**WORK TO DO:** Gather, from the data below, each line in which the word "with" occurs.

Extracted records
_ _ _ _
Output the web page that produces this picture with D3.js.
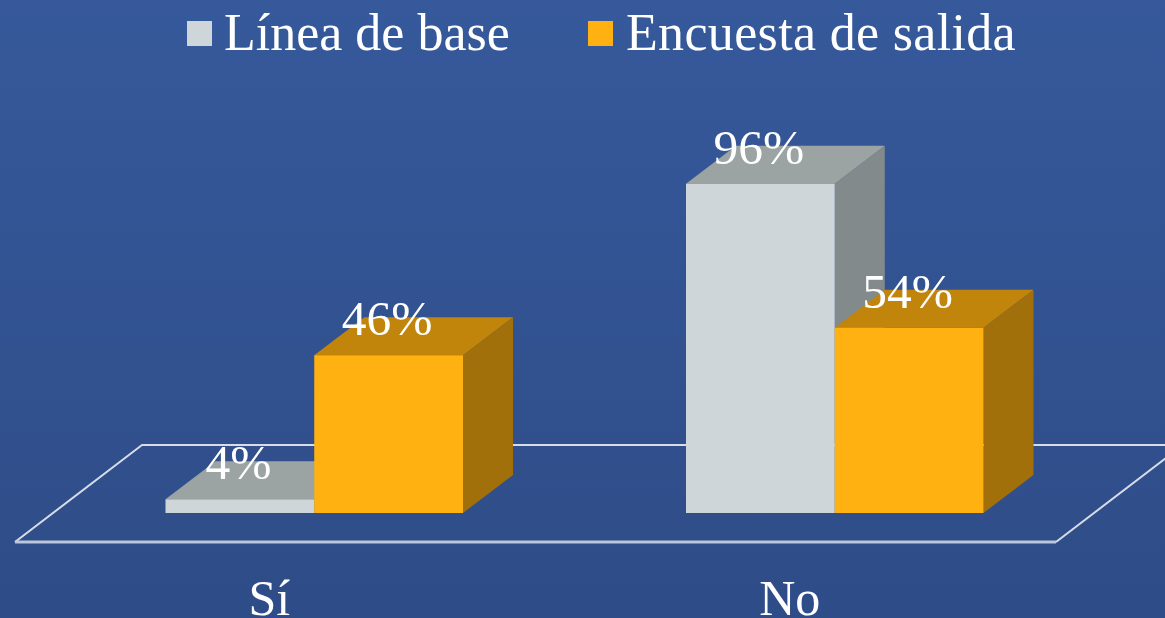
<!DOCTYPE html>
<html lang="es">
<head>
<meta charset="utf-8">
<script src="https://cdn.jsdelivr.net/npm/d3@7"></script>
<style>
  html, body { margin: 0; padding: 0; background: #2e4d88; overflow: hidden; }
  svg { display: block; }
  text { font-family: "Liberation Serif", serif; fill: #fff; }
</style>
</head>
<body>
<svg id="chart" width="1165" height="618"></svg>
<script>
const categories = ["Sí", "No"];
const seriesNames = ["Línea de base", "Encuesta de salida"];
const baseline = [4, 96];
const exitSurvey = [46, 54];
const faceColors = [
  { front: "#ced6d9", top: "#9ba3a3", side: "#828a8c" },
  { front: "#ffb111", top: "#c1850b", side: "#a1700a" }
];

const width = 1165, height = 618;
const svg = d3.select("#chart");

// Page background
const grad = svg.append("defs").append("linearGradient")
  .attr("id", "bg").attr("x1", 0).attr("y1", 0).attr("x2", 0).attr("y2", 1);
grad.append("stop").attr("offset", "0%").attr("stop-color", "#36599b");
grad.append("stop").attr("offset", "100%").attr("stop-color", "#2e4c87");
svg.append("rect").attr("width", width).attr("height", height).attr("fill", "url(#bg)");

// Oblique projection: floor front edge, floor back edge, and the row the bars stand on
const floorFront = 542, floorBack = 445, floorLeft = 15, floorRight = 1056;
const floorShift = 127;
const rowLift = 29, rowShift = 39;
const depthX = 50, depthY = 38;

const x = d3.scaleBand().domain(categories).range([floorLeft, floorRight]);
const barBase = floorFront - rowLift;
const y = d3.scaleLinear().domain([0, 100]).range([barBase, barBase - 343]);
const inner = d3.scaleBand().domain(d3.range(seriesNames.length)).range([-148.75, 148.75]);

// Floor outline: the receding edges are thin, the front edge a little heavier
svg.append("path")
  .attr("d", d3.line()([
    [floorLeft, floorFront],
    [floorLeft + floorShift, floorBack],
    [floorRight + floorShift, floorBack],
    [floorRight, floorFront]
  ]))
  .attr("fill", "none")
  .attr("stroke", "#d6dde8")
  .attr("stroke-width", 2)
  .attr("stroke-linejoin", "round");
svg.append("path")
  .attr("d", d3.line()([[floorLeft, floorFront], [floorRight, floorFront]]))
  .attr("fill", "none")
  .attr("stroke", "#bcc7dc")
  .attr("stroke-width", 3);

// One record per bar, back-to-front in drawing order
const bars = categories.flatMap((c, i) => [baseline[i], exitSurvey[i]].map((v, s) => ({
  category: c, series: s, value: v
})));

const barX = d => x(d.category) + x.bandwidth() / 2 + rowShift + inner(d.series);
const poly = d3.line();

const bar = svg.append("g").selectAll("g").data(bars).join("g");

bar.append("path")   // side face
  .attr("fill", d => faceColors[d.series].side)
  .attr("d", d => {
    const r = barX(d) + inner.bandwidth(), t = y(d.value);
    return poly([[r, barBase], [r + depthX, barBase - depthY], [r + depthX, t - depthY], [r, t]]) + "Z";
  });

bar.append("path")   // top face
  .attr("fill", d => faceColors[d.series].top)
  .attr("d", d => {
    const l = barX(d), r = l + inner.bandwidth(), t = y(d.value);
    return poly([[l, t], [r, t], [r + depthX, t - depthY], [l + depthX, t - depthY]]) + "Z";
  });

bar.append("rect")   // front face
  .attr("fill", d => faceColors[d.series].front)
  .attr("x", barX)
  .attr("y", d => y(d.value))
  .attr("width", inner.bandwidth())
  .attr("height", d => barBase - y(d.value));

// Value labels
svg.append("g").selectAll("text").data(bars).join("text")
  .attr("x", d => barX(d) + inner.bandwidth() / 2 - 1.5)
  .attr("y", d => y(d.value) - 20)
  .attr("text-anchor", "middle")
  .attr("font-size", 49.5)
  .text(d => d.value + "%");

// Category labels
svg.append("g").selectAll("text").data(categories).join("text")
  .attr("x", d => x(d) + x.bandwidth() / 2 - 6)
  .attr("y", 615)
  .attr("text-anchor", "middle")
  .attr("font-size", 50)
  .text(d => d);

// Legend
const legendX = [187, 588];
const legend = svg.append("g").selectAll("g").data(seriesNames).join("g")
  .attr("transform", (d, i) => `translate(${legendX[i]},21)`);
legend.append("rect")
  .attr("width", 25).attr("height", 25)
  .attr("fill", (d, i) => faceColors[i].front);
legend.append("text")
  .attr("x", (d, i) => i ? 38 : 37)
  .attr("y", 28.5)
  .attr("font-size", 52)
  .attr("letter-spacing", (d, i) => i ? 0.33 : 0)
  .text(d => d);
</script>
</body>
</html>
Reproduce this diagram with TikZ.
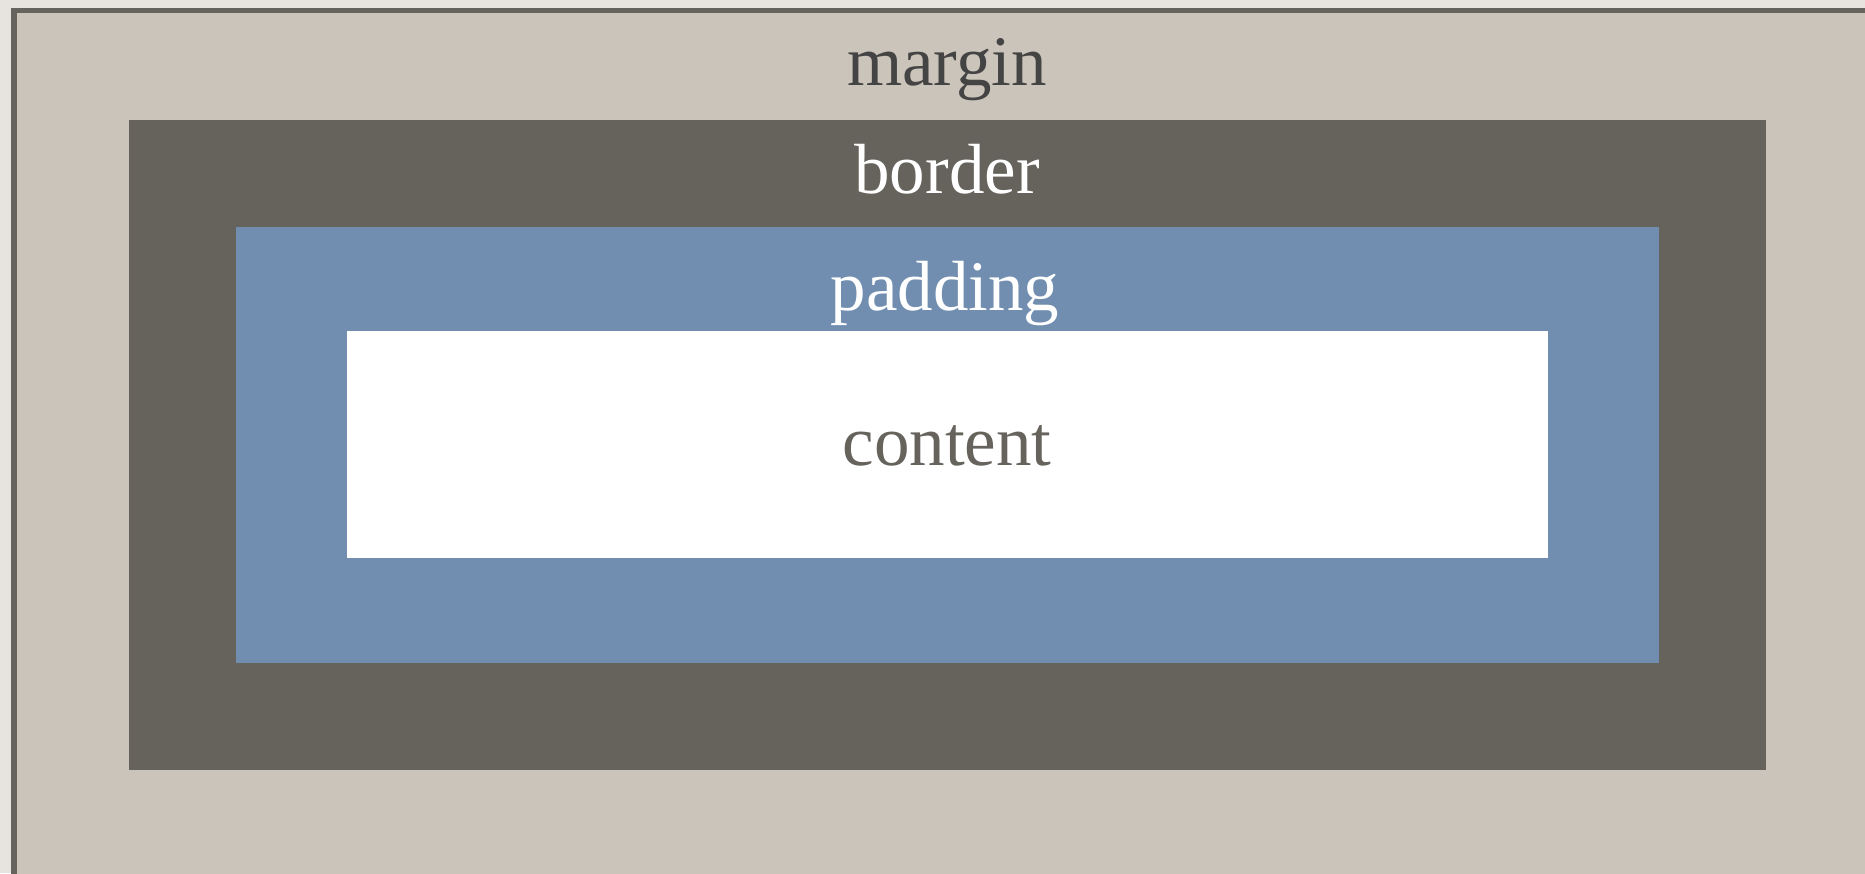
_ _ _ _
**SOLUTION TO THIS PROBLEM:**
Output the web page that produces this picture with D3.js.
Reproduce this diagram with TikZ.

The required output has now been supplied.